Scarborough is the key to Toronto politics. Scarborough voters are simply different, they have an unrepressed Scarborough identity. People in Scarborough vote based on what they think is best for Scarborough. In Scarborough, there’s an extra element of suburban isolation.
Scarborough is the Quebec of Toronto. When asked what city they live in, people in Scarborough will consistently say or write “Scarborough” rather than “Toronto.” Scarborough shows that Toronto politics is coloured by pre-amalgamation identities.
In 2006 every ward in Scarborough went for David Miller, in 2010 every ward in Scarborough went for Rob Ford. Those two politicians are not terribly similar, but Scarborough went all in for both. What Miller and Ford had in common was a populist image, hence Scarborough.
Scarborough has picked the winner in 4 out of 6 Toronto municipal elections.
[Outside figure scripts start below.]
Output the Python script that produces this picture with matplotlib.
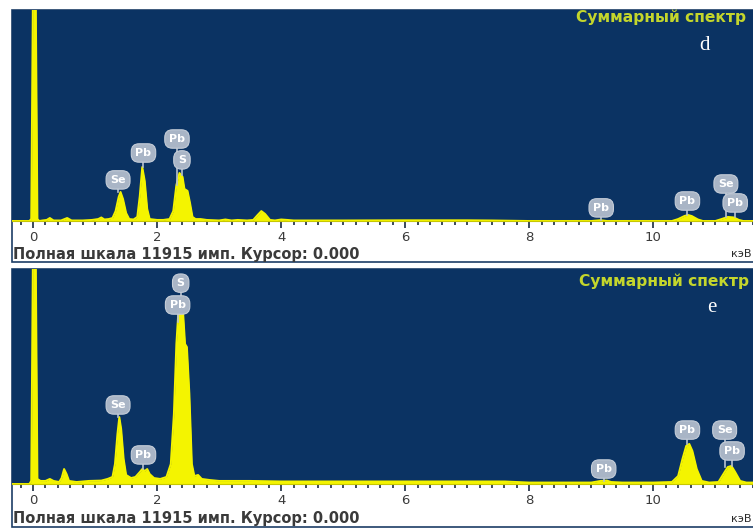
import matplotlib.pyplot as plt
from matplotlib.patches import Rectangle
from matplotlib.ticker import MultipleLocator

# EDS spectra, counts vs energy (keV)
full_scale = 11915

energy_d = [-0.35, -0.06, -0.03, 0.0, 0.04, 0.07, 0.10, 0.15, 0.22, 0.27, 0.33, 0.45,
            0.55, 0.62, 0.80, 0.95, 1.05, 1.10, 1.15, 1.22, 1.28, 1.33, 1.38, 1.41,
            1.45, 1.50, 1.55, 1.62, 1.68, 1.72, 1.76, 1.80, 1.84, 1.88, 2.00, 2.10,
            2.20, 2.26, 2.31, 2.36, 2.41, 2.44, 2.49, 2.53, 2.57, 2.62, 2.70, 2.80,
            3.00, 3.10, 3.20, 3.30, 3.45, 3.55, 3.62, 3.68, 3.74, 3.82, 3.90, 4.00,
            4.10, 4.20, 5.00, 6.00, 7.00, 7.40, 8.00, 9.00, 9.15, 9.25, 10.30, 10.40,
            10.50, 10.56, 10.62, 10.72, 10.80, 11.00, 11.10, 11.20, 11.30, 11.38,
            11.45, 11.70]
counts_d = [0, 0, 110, 14000, 14000, 110, 0, 30, 60, 170, 30, 30,
            170, 30, 30, 60, 110, 200, 85, 110, 170, 560, 1360, 1640,
            1240, 450, 110, 85, 230, 1410, 3050, 2260, 680, 110, 60, 60,
            110, 560, 2030, 2710, 2490, 1810, 1700, 1020, 230, 110, 110, 60,
            30, 85, 30, 60, 30, 60, 340, 560, 400, 60, 30, 85,
            60, 30, 30, 40, 40, 30, 0, 0, 45, 0, 0, 110,
            280, 340, 280, 85, 0, 0, 110, 230, 200, 60,
            0, 0]

energy_e = [-0.35, -0.06, -0.03, 0.0, 0.04, 0.07, 0.12, 0.20, 0.27, 0.33, 0.42, 0.46,
            0.50, 0.54, 0.58, 0.70, 0.90, 1.10, 1.20, 1.28, 1.32, 1.36, 1.39, 1.42,
            1.46, 1.50, 1.58, 1.65, 1.72, 1.76, 1.80, 1.84, 1.88, 1.95, 2.05, 2.15,
            2.22, 2.27, 2.31, 2.35, 2.38, 2.42, 2.45, 2.48, 2.52, 2.56, 2.60, 2.66,
            2.72, 2.85, 3.00, 3.50, 4.00, 5.00, 6.00, 7.00, 7.60, 8.00, 9.00, 9.15,
            9.25, 9.32, 9.50, 10.00, 10.30, 10.40, 10.47, 10.53, 10.58, 10.63, 10.70,
            10.78, 10.90, 11.05, 11.12, 11.20, 11.26, 11.32, 11.40, 11.50, 11.70]
counts_e = [0, 0, 170, 14000, 14000, 280, 170, 170, 280, 170, 110, 330,
            830, 550, 170, 110, 170, 190, 280, 390, 1110, 2770, 3710, 3050,
            1390, 500, 330, 390, 660, 830, 720, 830, 550, 330, 280, 390,
            1110, 3880, 7760, 9970, 10190, 9420, 7760, 7590, 4990, 1110, 440, 500,
            280, 220, 170, 170, 140, 140, 140, 140, 140, 80, 80, 170,
            190, 110, 80, 80, 110, 440, 1390, 2110, 2220, 1830, 830,
            170, 80, 110, 500, 940, 1000, 660, 170, 80, 80]

# peak markers: symbol, energy, marker height, height of the peak below it
labels_d = [("Se", 1.37, 2320, 1640), ("Pb", 1.78, 3840, 3050),
            ("Pb", 2.32, 4630, 2030), ("S", 2.40, 3450, 2600),
            ("Pb", 9.16, 740, 45), ("Pb", 10.55, 1130, 340),
            ("Se", 11.17, 2090, 230), ("Pb", 11.32, 1020, 200)]
labels_e = [("S", 2.38, 11130, 10190), ("Pb", 2.33, 9920, 9000),
            ("Se", 1.37, 4380, 3710), ("Pb", 1.78, 1610, 830),
            ("Pb", 9.20, 830, 190), ("Pb", 10.55, 2990, 2220),
            ("Se", 11.15, 2990, 940), ("Pb", 11.27, 1830, 1000)]

W, H = 753, 528
blue = "#0b3363"
yellow = "#f4f400"
bubble = "#a9b5c6"

fig = plt.figure(figsize=(W / 100, H / 100), dpi=100)
fig.patch.set_facecolor("white")


def fx(px):
    return px / W


def fy(py):
    return 1 - py / H


def draw_panel(top, base, bottom, energy, counts, labels, title_x, title_y):
    # white strip + border of the whole panel
    fig.add_artist(Rectangle((fx(12), fy(bottom)), fx(760 - 12), fy(top) - fy(bottom),
                             transform=fig.transFigure, facecolor="white",
                             edgecolor="#1d3d66", lw=1.2, zorder=0))
    ax = fig.add_axes([fx(12), fy(base), 1.02 - fx(12), fy(top) - fy(base)])
    ax.set_facecolor(blue)
    ax.fill_between(energy, counts, color=yellow, lw=0)
    ax.plot(energy, counts, color=yellow, lw=1.4)
    ax.set_xlim(-0.34, 11.85)
    ax.set_ylim(0, full_scale)
    ax.set_yticks([])
    for s in ["top", "left", "right"]:
        ax.spines[s].set_visible(False)
    ax.spines["bottom"].set_color("#c8c800")
    ax.xaxis.set_major_locator(MultipleLocator(2))
    ax.xaxis.set_minor_locator(MultipleLocator(0.2))
    ax.tick_params(axis="x", which="major", length=5, width=1.2, color="#1a2a40",
                   labelsize=9.5, labelcolor="#3a3a3a", pad=2)
    ax.tick_params(axis="x", which="minor", length=3, width=1.2, color="#1a2a40")

    for sym, e, y, ypeak in labels:
        ax.plot([e, e], [ypeak, y], color="#b8c2d0", lw=1.2, zorder=3)
        ax.text(e, y, sym, ha="center", va="center", fontsize=8, fontweight="bold",
                color="white", zorder=4,
                bbox=dict(boxstyle="round,pad=0.38,rounding_size=0.7", fc=bubble,
                          ec="#c5cdd8", lw=0.8))

    fig.text(fx(title_x), fy(title_y), "Суммарный спектр", fontsize=11.2,
             fontweight="bold", color="#c4d62c", va="center", ha="left")
    fig.text(fx(13), fy(bottom - 8), "Полная шкала 11915 имп. Курсор: 0.000",
             fontsize=10.5, fontweight="bold", color="#3a3a3a", va="center", ha="left")
    fig.text(fx(752), fy(bottom - 8), "кэВ", fontsize=8, color="#2a2a2a",
             va="center", ha="right")
    return ax


ax_d = draw_panel(10, 221, 262, energy_d, counts_d, labels_d, 576, 17)
fig.text(fx(705), fy(45), "d", fontsize=15, color="white", family="Liberation Serif",
         ha="center", va="center")

ax_e = draw_panel(269, 484, 527, energy_e, counts_e, labels_e, 579, 281)
fig.text(fx(712), fy(308), "e", fontsize=15, color="white", family="Liberation Serif",
         ha="center", va="center")

fig.savefig("out.png", dpi=100)
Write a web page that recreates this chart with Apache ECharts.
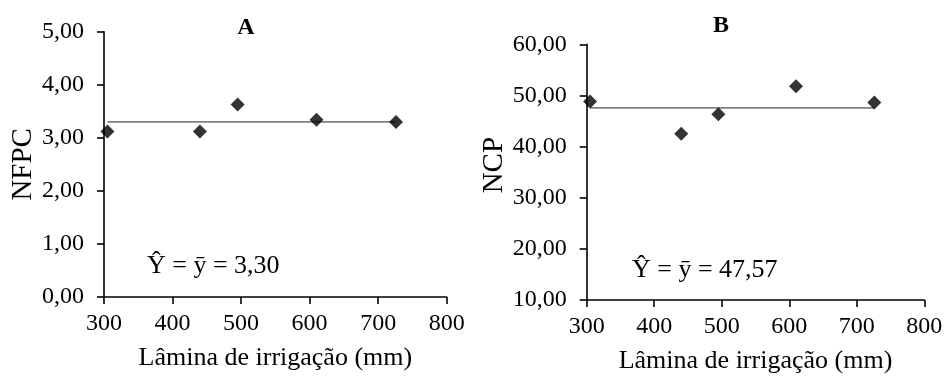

If you’re running for mayor of Toronto you don’t necessarily have to win Scarborough, but you have to get a lot of votes there.
Because Scarborough is the key to Toronto politics, something labeled “the Scarborough Subway” had to go ahead no matter how ill-advised. Anyone with political aspirations at the “megacity,” GTA or provincial level has to keep Scarborough in mind.
Scarborough dwarfs East York, York and Etobicoke in population, and has approximately the same number of people as North York (630,000 in Scarborough vs. 670,000 in North York as of 2016). But -and this is key- Scarborough is geographically the biggest of the pre-amalgamation cities and the least accessible by transit, meaning you have to work harder to get votes there.
Scarborough is home to the most “people of colour” of all the pre-amalgamation cities as well as a substantial number of first-generation immigrants. Particularly at the municipal level, these voters are more “up for grabs” than white voters and longer-standing residents.
Scarborough has an underdog/working class identity. Scarborough is the Liverpool of Toronto. In Toronto politics, you can count on concerns about Scarborough getting its “fair share” coming into play. Some in Toronto mock Scarborough, but if you want to win in Toronto politics you have to love Scarborough.